LSF-Currently, ECVT has been successful for imaging our chemical looping technology. Chemical looping technology are clean fossil fuel processes that convert fuels such as coal, natural gas and biomass to hydrogen, electricity, fuels and chemicals in an integrated reactor system while simultaneously capturing. CO2. Currently, we are in the process of scaling-up the reactor system from lab-scale bench units to near-commercial pilot plants. We are currently constructing a pilot plant at the Department of Energy’s National Carbon Capture Center in Wilsonville, Alabama, to demonstrate the feasibility of our process. We hope to introduce this process for commercial use as chemical looping is a game changer that will lay the foundation for a more sustainable future.
TAEM- Please tell our readers about the governmental and commercial support that you have received for your work.
LSF-Our work is constantly supported by the U.S. government through the Department of Energy and the National Science Foundation. We are also supported by private companies through Babcock &Wilcox and CONSOL Energy. These supports are critical and essential for pursuing such cutting-edge research and for progressing to the current state of development.
TAEM-Are there any other research projects that you are considering, and what educational plans do you have for the future ?
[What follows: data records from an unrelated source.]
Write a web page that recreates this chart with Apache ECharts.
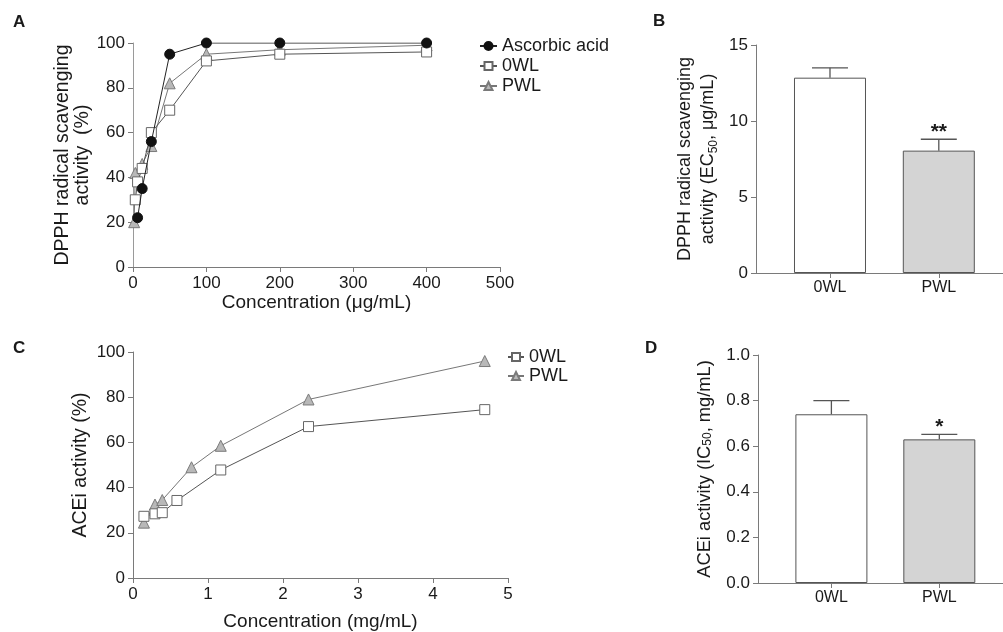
<!DOCTYPE html>
<html>
<head>
<meta charset="utf-8">
<script src="https://cdn.jsdelivr.net/npm/echarts@6/dist/echarts.min.js"></script>
<style>
  html, body { margin: 0; padding: 0; background: #fff; }
  #chart { width: 1003px; height: 632px; }
</style>
</head>
<body>
<div id="chart"></div>
<script>
// panel A - DPPH radical scavenging (%), concentration in ug/mL
var ascorbicX = [6.25, 12.5, 25, 50, 100, 200, 400];
var ascorbicY = [22, 35, 56, 95, 100, 100, 100];
var owlAX = [3.125, 6.25, 12.5, 25, 50, 100, 200, 400];
var owlAY = [30, 38, 44, 60, 70, 92, 95, 96];
var pwlAX = [1.5625, 3.125, 12.5, 25, 50, 100, 200, 400];
var pwlAY = [20, 42, 46, 54, 82, 95, 97, 99];

// panel B - EC50 (ug/mL)
var groups = ['0WL', 'PWL'];
var ec50Mean = [12.85, 8.05];
var ec50Err = [0.65, 0.75];
var ec50Sig = ['', '**'];

// panel C - ACEi activity (%), concentration in mg/mL
var owlCX = [0.146, 0.293, 0.39, 0.586, 1.17, 2.34, 4.69];
var owlCY = [27.3, 28.4, 28.9, 34.3, 47.8, 67, 74.5];
var pwlCX = [0.146, 0.293, 0.39, 0.78, 1.17, 2.34, 4.69];
var pwlCY = [24.5, 32.5, 34.5, 49, 58.5, 79, 96];

// panel D - IC50 (mg/mL)
var ic50Mean = [0.74, 0.63];
var ic50Err = [0.06, 0.022];
var ic50Sig = ['', '*'];

var FONT = '"Liberation Sans", Arial, sans-serif';
var TXT = '#1a1a1a';
var AXC = '#7a7a7a';

function zip(xs, ys) {
    return xs.map(function (x, i) { return [x, ys[i]]; });
}

function valueAxis(idx, min, max, interval, extra) {
    var ax = {
        type: 'value',
        gridIndex: idx,
        min: min,
        max: max,
        interval: interval,
        splitLine: { show: false },
        axisLine: { show: true, onZero: false, lineStyle: { color: AXC, width: 1 } },
        axisTick: { show: true, length: 5, lineStyle: { color: AXC } },
        axisLabel: { color: TXT, fontSize: 17, fontFamily: FONT, margin: 8 },
        nameTextStyle: { color: TXT, fontSize: 19, fontFamily: FONT }
    };
    for (var k in extra) ax[k] = extra[k];
    return ax;
}

// x axis for the bar panels: value axis so bars sit where the reference has them
function barXAxis(idx) {
    return {
        type: 'value',
        gridIndex: idx,
        min: -0.68,
        max: 1.59,
        splitLine: { show: false },
        axisLine: { show: true, onZero: false, lineStyle: { color: AXC, width: 1 } },
        axisTick: { show: true, length: 5, customValues: [0, 1], lineStyle: { color: AXC } },
        axisLabel: {
            customValues: [0, 1], color: TXT, fontSize: 16, fontFamily: FONT, margin: 7,
            formatter: function (v) { return groups[Math.round(v)]; }
        }
    };
}

function barData(means) {
    return means.map(function (m, i) {
        return {
            value: [i, m],
            itemStyle: { color: i === 0 ? '#ffffff' : '#d4d4d4', borderColor: '#555', borderWidth: 1 }
        };
    });
}

function errData(means, errs) {
    return means.map(function (m, i) { return [i, m, errs[i]]; });
}

var sigLookup = {};

function renderErr(params, api) {
    var x = api.value(0), m = api.value(1), e = api.value(2);
    var sig = sigLookup[params.seriesIndex][params.dataIndex];
    var base = api.coord([x, m]);
    var top = api.coord([x, m + e]);
    var st = { stroke: '#555', lineWidth: 1.3 };
    return {
        type: 'group',
        children: [
            { type: 'line', shape: { x1: base[0], y1: base[1], x2: top[0], y2: top[1] }, style: st },
            { type: 'line', shape: { x1: top[0] - 18, y1: top[1], x2: top[0] + 18, y2: top[1] }, style: st },
            { type: 'text', x: top[0], y: top[1] + 3,
              style: { text: sig, fill: TXT, font: 'bold 21px ' + FONT, align: 'center', verticalAlign: 'bottom' } }
        ]
    };
}

function lineSeries(name, data, xi, yi, opts) {
    var s = { type: 'line', name: name, xAxisIndex: xi, yAxisIndex: yi, data: data, showAllSymbol: true, animation: false };
    for (var k in opts) s[k] = opts[k];
    return s;
}

var ascStyle = {
    symbol: 'circle', symbolSize: 10, z: 5,
    lineStyle: { color: '#222', width: 1 },
    itemStyle: { color: '#111', borderColor: '#111', borderWidth: 1 }
};
var owlStyle = {
    symbol: 'rect', symbolSize: 10, z: 4,
    lineStyle: { color: '#555', width: 1 },
    itemStyle: { color: '#ffffff', borderColor: '#666', borderWidth: 1 }
};
var pwlStyle = {
    symbol: 'triangle', symbolSize: 11, z: 3,
    lineStyle: { color: '#777', width: 1 },
    itemStyle: { color: '#b8b8b8', borderColor: '#7a7a7a', borderWidth: 1 }
};

var chart = echarts.init(document.getElementById('chart'), null, { renderer: 'canvas' });

var series = [
    lineSeries('PWL', zip(pwlAX, pwlAY), 0, 0, pwlStyle),
    lineSeries('0WL', zip(owlAX, owlAY), 0, 0, owlStyle),
    lineSeries('Ascorbic acid', zip(ascorbicX, ascorbicY), 0, 0, ascStyle),
    { type: 'bar', xAxisIndex: 1, yAxisIndex: 1, barWidth: 72, data: barData(ec50Mean), animation: false },
    { type: 'custom', xAxisIndex: 1, yAxisIndex: 1, renderItem: renderErr, data: errData(ec50Mean, ec50Err), z: 4, animation: false },
    lineSeries('PWL', zip(pwlCX, pwlCY), 2, 2, pwlStyle),
    lineSeries('0WL', zip(owlCX, owlCY), 2, 2, owlStyle),
    { type: 'bar', xAxisIndex: 3, yAxisIndex: 3, barWidth: 72, data: barData(ic50Mean), animation: false },
    { type: 'custom', xAxisIndex: 3, yAxisIndex: 3, renderItem: renderErr, data: errData(ic50Mean, ic50Err), z: 4, animation: false }
];
sigLookup[4] = ec50Sig;
sigLookup[8] = ic50Sig;

var letterStyle = { fontSize: 17, fontWeight: 'bold', color: TXT, fontFamily: FONT };
var subRich = { sub: { fontSize: 12, verticalAlign: 'bottom', padding: [7, 0, 0, 0], fontFamily: FONT, color: TXT } };

chart.setOption({
    backgroundColor: '#fff',
    animation: false,
    textStyle: { fontFamily: FONT },
    title: [
        { text: 'A', left: 13, top: 14, textStyle: letterStyle, padding: 0 },
        { text: 'B', left: 653, top: 13, textStyle: letterStyle, padding: 0 },
        { text: 'C', left: 13, top: 340, textStyle: letterStyle, padding: 0 },
        { text: 'D', left: 645, top: 340, textStyle: letterStyle, padding: 0 }
    ],
    grid: [
        { left: 133, top: 43, width: 367, height: 224 },
        { left: 756, top: 45, width: 247, height: 228 },
        { left: 133, top: 352, width: 375, height: 228 },
        { left: 758, top: 355, width: 245, height: 228 }
    ],
    legend: [
        {
            orient: 'vertical', left: 479, top: 37, padding: 0, itemWidth: 17, itemHeight: 10, itemGap: 2,
            data: ['Ascorbic acid', '0WL', 'PWL'],
            textStyle: { color: TXT, fontSize: 18, fontFamily: FONT }
        },
        {
            orient: 'vertical', left: 507, top: 348, padding: 0, itemWidth: 16, itemHeight: 10, itemGap: 1,
            data: ['0WL', 'PWL'],
            textStyle: { color: TXT, fontSize: 18, fontFamily: FONT }
        }
    ],
    xAxis: [
        valueAxis(0, 0, 500, 100, { name: 'Concentration (μg/mL)', nameLocation: 'middle', nameGap: 25 }),
        barXAxis(1),
        valueAxis(2, 0, 5, 1, { name: 'Concentration (mg/mL)', nameLocation: 'middle', nameGap: 34 }),
        barXAxis(3)
    ],
    yAxis: [
        valueAxis(0, 0, 100, 20, {
            name: 'DPPH radical scavenging\nactivity  (%)', nameLocation: 'middle', nameGap: 39,
            nameTextStyle: { color: TXT, fontSize: 19.5, fontFamily: FONT, lineHeight: 20 },
            axisLine: { show: true, onZero: false, lineStyle: { color: '#9a9a9a', width: 1 } }
        }),
        valueAxis(1, 0, 15, 5, {
            name: 'DPPH radical scavenging\nactivity (EC{sub|50}, μg/mL)', nameLocation: 'middle', nameGap: 36,
            nameTextStyle: { color: TXT, fontSize: 18, fontFamily: FONT, lineHeight: 23, rich: subRich }
        }),
        valueAxis(2, 0, 100, 20, { name: 'ACEi activity (%)', nameLocation: 'middle', nameGap: 42,
            nameTextStyle: { color: TXT, fontSize: 19.5, fontFamily: FONT } }),
        valueAxis(3, 0, 1, 0.2, {
            name: 'ACEi activity (IC{sub|50}, mg/mL)', nameLocation: 'middle', nameGap: 44,
            nameTextStyle: { color: TXT, fontSize: 18.3, fontFamily: FONT, rich: subRich },
            axisLabel: { color: TXT, fontSize: 17, fontFamily: FONT, margin: 8,
                formatter: function (v) { return v.toFixed(1); } }
        })
    ],
    series: series
});
</script>
</body>
</html>
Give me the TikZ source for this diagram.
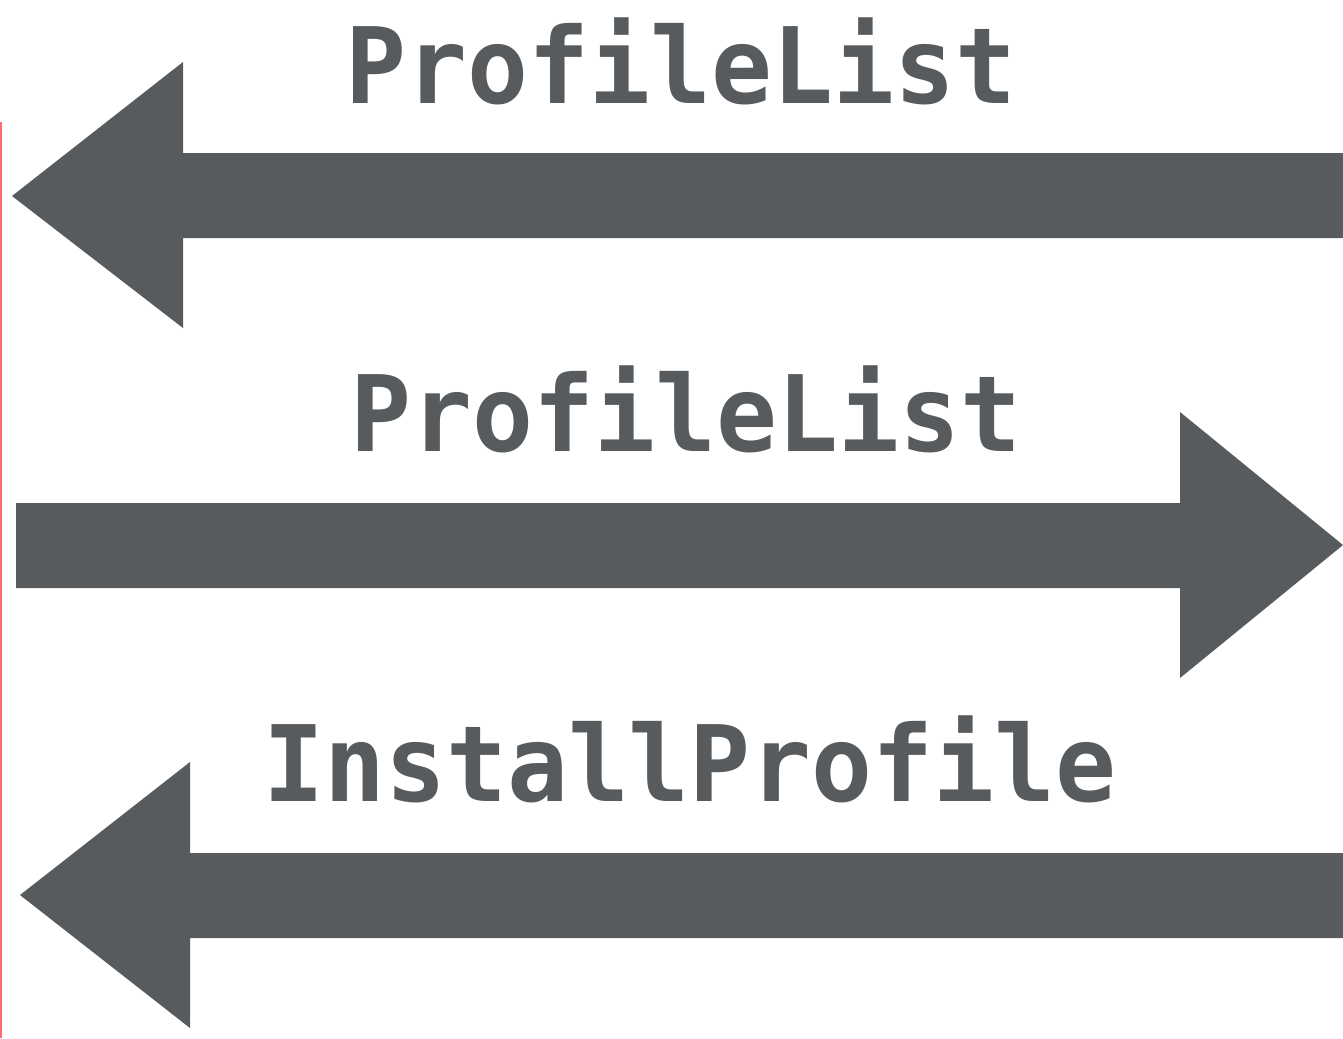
\documentclass[tikz,border=0pt]{standalone}
\usepackage{fontspec}
\newfontfamily\msgfont{DejaVu Sans Mono}
\usepackage{tikz}
\definecolor{arrowgrey}{rgb}{0.341, 0.357, 0.369}
\definecolor{lifered}{rgb}{1.0, 0.42, 0.42}

\begin{document}
\begin{tikzpicture}[x=0.01cm, y=-0.01cm]
        \useasboundingbox (0, 0) rectangle (1343, 1038);
        \draw[lifered, line width = 0.6pt] (1, 122) -- (1, 1038);
        \fill[arrowgrey] (1343, 153) -- (183, 153) -- (183, 62) -- (12, 196) -- (183, 328) -- (183, 238) -- (1343, 238) -- cycle;
        \fill[arrowgrey] (16, 503) -- (1180, 503) -- (1180, 412) -- (1343, 545) -- (1180, 678) -- (1180, 588) -- (16, 588) -- cycle;
        \fill[arrowgrey] (1343, 853) -- (190, 853) -- (190, 762) -- (20, 895) -- (190, 1028) -- (190, 938) -- (1343, 938) -- cycle;
        \node[anchor = base, inner sep = 0, xscale = 0.96] (1) at (681, 103) {\fontsize{30}{30}\msgfont\bfseries\color{arrowgrey} ProfileList};
        \node[anchor = base, inner sep = 0, xscale = 0.96] (2) at (686, 451) {\fontsize{30}{30}\msgfont\bfseries\color{arrowgrey} ProfileList};
        \node[anchor = base, inner sep = 0, xscale = 0.96] (3) at (690, 801) {\fontsize{30}{30}\msgfont\bfseries\color{arrowgrey} InstallProfile};
     \end{tikzpicture}
\end{document}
LSF-Currently, my research group is focused on the further scale-up of our technologies and processes. We are also engaged in research on the more fundamental engineering science, which supports the scale-up development.
I am also passionately interested in developing the future generation of scientists and engineers. I want to emphasize the importance of outreach and of mentoring our future leaders. My research group mentors high school students from the community and undergraduates. Additionally, it’s important to expand in diversity and collaborations, and I deeply enjoy working with Howard University and Muskingum University. It’s really critical to develop that innate scientific thinking in undergraduates in order to prepare themselves for industry or graduate school.
TAEM- Dr. Fan, it has been a true honor to be able to present you, and your work, to our many student readers. The advancement of science is of prime importance to our publication, and we hope that you will keep in touch with us in the future so that we can inform our readership of any new developments coming from you.